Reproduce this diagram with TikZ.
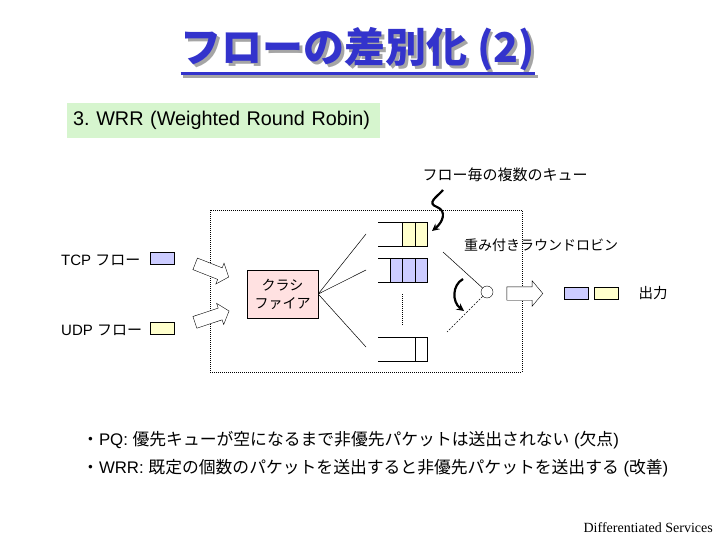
\documentclass[tikz,border=0pt]{standalone}
\usepackage{fontspec}
\setmainfont{Liberation Sans}
\newfontfamily\jp{Noto Sans CJK JP}
\newfontfamily\timesfont{Liberation Serif}
\usetikzlibrary{shapes.arrows}
\newcommand\jt[1]{{\jp #1}}
\definecolor{titleblue}{RGB}{51,51,204}
\definecolor{shadowgray}{RGB}{165,165,165}
\definecolor{tcpblue}{RGB}{204,204,255}
\definecolor{udpyellow}{RGB}{255,255,204}
\definecolor{clspink}{RGB}{255,225,225}
\definecolor{wrrgreen}{RGB}{214,245,206}
\frenchspacing
\begin{document}
\begin{tikzpicture}[x=1pt,y=-1pt,>=stealth]
  \tikzstyle{headline}=[font=\jp\bfseries\fontsize{41}{45}\selectfont, inner sep=0, anchor=base]
  \tikzstyle{txt}=[font=\fontsize{15}{18}\selectfont, inner sep=0]
  \tikzstyle{packet}=[draw, minimum width=24pt, minimum height=12pt, inner sep=0]
  \tikzstyle{cell}=[draw, minimum width=12.3pt, minimum height=24pt, inner sep=0]
  \tikzstyle{fat}=[draw, fill=white, single arrow, single arrow head extend=5pt, single arrow tip angle=100,
    text height=12pt, text depth=0pt, inner xsep=0, inner ysep=0, minimum height=36pt]
  \tikzstyle{wire}=[line width=0.5pt]
  \tikzstyle{dots}=[dash pattern=on 1pt off 1pt]

  \useasboundingbox (0,0) rectangle (720,540);

  \node[headline, text=shadowgray] (titleshadow) at (360.5,65.5) {フローの差別化 (2)};
  \draw[shadowgray, line width=3pt] ([yshift=-11pt]titleshadow.base west) -- ([yshift=-11pt]titleshadow.base east);
  \node[headline, text=titleblue] (title) at (358,63) {フローの差別化 (2)};
  \draw[titleblue, line width=3pt] ([yshift=-11pt]title.base west) -- ([yshift=-11pt]title.base east);

  \node[fill=wrrgreen, anchor=west, text width=301pt, inner xsep=6pt, inner ysep=0, minimum height=35pt,
    align=left, font=\fontsize{19.8}{24}\selectfont] (wrr) at (67,120.5) {3. WRR (Weighted Round Robin)};

  \node[draw, dots, minimum width=312pt, minimum height=162pt, inner sep=0] (router) at (366,291) {};

  \node[txt, anchor=west] (tcp) at (61,260) {TCP \jt{フロー}};
  \node[packet, fill=tcpblue] (tcppkt) at (162,258) {};
  \node[txt, anchor=west] (udp) at (61,330) {UDP \jt{フロー}};
  \node[packet, fill=udpyellow] (udppkt) at (162,328) {};
  \node[fat, rotate=-21.5] (inarrow1) at (209.5,269.5) {};
  \node[fat, rotate=18.4] (inarrow2) at (209.5,317.5) {};

  \node[draw, fill=clspink, minimum width=71pt, minimum height=48pt, inner sep=0, align=center,
    font=\jp\fontsize{14}{18}\selectfont] (cls) at (282.5,294) {クラシ\\ファイア};

  \coordinate (q1in) at (366,234);
  \coordinate (q2in) at (366,270);
  \coordinate (q3in) at (366,347);
  \draw[wire] (cls.east) -- (q1in);
  \draw[wire] (cls.east) -- (q2in);
  \draw[wire] (cls.east) -- (q3in);

  \draw (378,222) -| (427,246) -- (378,246);
  \draw (378,258) -| (427,282) -- (378,282);
  \draw (378,337) -| (427,361) -- (378,361);
  \node[cell, fill=udpyellow] (q1a) at (408.55,234) {};
  \node[cell, fill=udpyellow] (q1b) at (420.85,234) {};
  \node[cell, fill=tcpblue] (q2a) at (396.25,270) {};
  \node[cell, fill=tcpblue] (q2b) at (408.55,270) {};
  \node[cell, fill=tcpblue] (q2c) at (420.85,270) {};
  \node[cell] (q3a) at (420.85,349) {};
  \coordinate (gaptop) at (402,294);
  \coordinate (gapbot) at (402,325);
  \draw[dots] (gaptop) -- (gapbot);

  \node[txt, font=\jp\fontsize{15}{18}\selectfont] (qnote) at (505,175) {フロー毎の複数のキュー};
  \coordinate (sqstart) at (443,190);
  \coordinate (sqend) at (432,231);
  \draw[->, line width=2.2pt] (sqstart) .. controls (437,197) and (426,203) .. (437,207)
    .. controls (447,211) and (443,222) .. (sqend);

  \node[draw, circle, fill=white, minimum size=12pt, inner sep=0] (rr) at (487,292) {};
  \coordinate (rrtop) at (443,252);
  \coordinate (rrbot) at (447,332);
  \draw[wire] (rrtop) -- (rr);
  \draw[wire, dash pattern=on 2pt off 1.5pt] (rr) -- (rrbot);
  \coordinate (turnA) at (463,279);
  \coordinate (turnB) at (464,311);
  \draw[->, line width=2.2pt] (turnA) .. controls (452,285) and (452,302) .. (turnB);
  \node[txt, font=\jp\fontsize{14}{17}\selectfont] (wrrname) at (541,245) {重み付きラウンドロビン};

  \node[fat, text height=13pt, single arrow head extend=6pt] (outarrow) at (522,293.5) {};
  \node[packet, fill=tcpblue] (out1) at (576,293) {};
  \node[packet, fill=udpyellow] (out2) at (606,293) {};
  \node[txt, font=\jp\fontsize{14.5}{17}\selectfont] (outlabel) at (653,293) {出力};

  \node[txt, anchor=west, font=\fontsize{16.8}{20}\selectfont] (pq) at (82,440)
    {\jt{・}PQ: \jt{優先キューが空になるまで非優先パケットは送出されない} (\jt{欠点})};
  \node[txt, anchor=west, font=\fontsize{16.8}{20}\selectfont] (wrrnote) at (82,468)
    {\jt{・}WRR: \jt{既定の個数のパケットを送出すると非優先パケットを送出する} (\jt{改善})};

  \node[txt, anchor=east, font=\timesfont\fontsize{14}{16}\selectfont] (footer) at (713,528) {Differentiated Services};
\end{tikzpicture}
\end{document}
# # # # # # #
Reproduce the listing word for word and omit its pictures.

Reproduce this diagram with TikZ.
\documentclass[tikz,border=0pt]{standalone}
\usepackage{fontspec}
\setmainfont{Liberation Sans}
\newfontfamily\jp{Noto Sans CJK JP}
\newfontfamily\timesfont{Liberation Serif}
\usetikzlibrary{shapes.arrows}
\newcommand\jt[1]{{\jp #1}}
\definecolor{titleblue}{RGB}{51,51,204}
\definecolor{shadowgray}{RGB}{165,165,165}
\definecolor{tcpblue}{RGB}{204,204,255}
\definecolor{udpyellow}{RGB}{255,255,204}
\definecolor{clspink}{RGB}{255,225,225}
\definecolor{wrrgreen}{RGB}{214,245,206}
\frenchspacing
\begin{document}
\begin{tikzpicture}[x=1pt,y=-1pt,>=stealth]
  \tikzstyle{headline}=[font=\jp\bfseries\fontsize{41}{45}\selectfont, inner sep=0, anchor=base]
  \tikzstyle{txt}=[font=\fontsize{15}{18}\selectfont, inner sep=0]
  \tikzstyle{packet}=[draw, minimum width=24pt, minimum height=12pt, inner sep=0]
  \tikzstyle{cell}=[draw, minimum width=12.3pt, minimum height=24pt, inner sep=0]
  \tikzstyle{fat}=[draw, fill=white, single arrow, single arrow head extend=5pt, single arrow tip angle=100,
    text height=12pt, text depth=0pt, inner xsep=0, inner ysep=0, minimum height=36pt]
  \tikzstyle{wire}=[line width=0.5pt]
  \tikzstyle{dots}=[dash pattern=on 1pt off 1pt]

  \useasboundingbox (0,0) rectangle (720,540);

  \node[headline, text=shadowgray] (titleshadow) at (360.5,65.5) {フローの差別化 (2)};
  \draw[shadowgray, line width=3pt] ([yshift=-11pt]titleshadow.base west) -- ([yshift=-11pt]titleshadow.base east);
  \node[headline, text=titleblue] (title) at (358,63) {フローの差別化 (2)};
  \draw[titleblue, line width=3pt] ([yshift=-11pt]title.base west) -- ([yshift=-11pt]title.base east);

  \node[fill=wrrgreen, anchor=west, text width=301pt, inner xsep=6pt, inner ysep=0, minimum height=35pt,
    align=left, font=\fontsize{19.8}{24}\selectfont] (wrr) at (67,120.5) {3. WRR (Weighted Round Robin)};

  \node[draw, dots, minimum width=312pt, minimum height=162pt, inner sep=0] (router) at (366,291) {};

  \node[txt, anchor=west] (tcp) at (61,260) {TCP \jt{フロー}};
  \node[packet, fill=tcpblue] (tcppkt) at (162,258) {};
  \node[txt, anchor=west] (udp) at (61,330) {UDP \jt{フロー}};
  \node[packet, fill=udpyellow] (udppkt) at (162,328) {};
  \node[fat, rotate=-21.5] (inarrow1) at (209.5,269.5) {};
  \node[fat, rotate=18.4] (inarrow2) at (209.5,317.5) {};

  \node[draw, fill=clspink, minimum width=71pt, minimum height=48pt, inner sep=0, align=center,
    font=\jp\fontsize{14}{18}\selectfont] (cls) at (282.5,294) {クラシ\\ファイア};

  \coordinate (q1in) at (366,234);
  \coordinate (q2in) at (366,270);
  \coordinate (q3in) at (366,347);
  \draw[wire] (cls.east) -- (q1in);
  \draw[wire] (cls.east) -- (q2in);
  \draw[wire] (cls.east) -- (q3in);

  \draw (378,222) -| (427,246) -- (378,246);
  \draw (378,258) -| (427,282) -- (378,282);
  \draw (378,337) -| (427,361) -- (378,361);
  \node[cell, fill=udpyellow] (q1a) at (408.55,234) {};
  \node[cell, fill=udpyellow] (q1b) at (420.85,234) {};
  \node[cell, fill=tcpblue] (q2a) at (396.25,270) {};
  \node[cell, fill=tcpblue] (q2b) at (408.55,270) {};
  \node[cell, fill=tcpblue] (q2c) at (420.85,270) {};
  \node[cell] (q3a) at (420.85,349) {};
  \coordinate (gaptop) at (402,294);
  \coordinate (gapbot) at (402,325);
  \draw[dots] (gaptop) -- (gapbot);

  \node[txt, font=\jp\fontsize{15}{18}\selectfont] (qnote) at (505,175) {フロー毎の複数のキュー};
  \coordinate (sqstart) at (443,190);
  \coordinate (sqend) at (432,231);
  \draw[->, line width=2.2pt] (sqstart) .. controls (437,197) and (426,203) .. (437,207)
    .. controls (447,211) and (443,222) .. (sqend);

  \node[draw, circle, fill=white, minimum size=12pt, inner sep=0] (rr) at (487,292) {};
  \coordinate (rrtop) at (443,252);
  \coordinate (rrbot) at (447,332);
  \draw[wire] (rrtop) -- (rr);
  \draw[wire, dash pattern=on 2pt off 1.5pt] (rr) -- (rrbot);
  \coordinate (turnA) at (463,279);
  \coordinate (turnB) at (464,311);
  \draw[->, line width=2.2pt] (turnA) .. controls (452,285) and (452,302) .. (turnB);
  \node[txt, font=\jp\fontsize{14}{17}\selectfont] (wrrname) at (541,245) {重み付きラウンドロビン};

  \node[fat, text height=13pt, single arrow head extend=6pt] (outarrow) at (522,293.5) {};
  \node[packet, fill=tcpblue] (out1) at (576,293) {};
  \node[packet, fill=udpyellow] (out2) at (606,293) {};
  \node[txt, font=\jp\fontsize{14.5}{17}\selectfont] (outlabel) at (653,293) {出力};

  \node[txt, anchor=west, font=\fontsize{16.8}{20}\selectfont] (pq) at (82,440)
    {\jt{・}PQ: \jt{優先キューが空になるまで非優先パケットは送出されない} (\jt{欠点})};
  \node[txt, anchor=west, font=\fontsize{16.8}{20}\selectfont] (wrrnote) at (82,468)
    {\jt{・}WRR: \jt{既定の個数のパケットを送出すると非優先パケットを送出する} (\jt{改善})};

  \node[txt, anchor=east, font=\timesfont\fontsize{14}{16}\selectfont] (footer) at (713,528) {Differentiated Services};
\end{tikzpicture}
\end{document}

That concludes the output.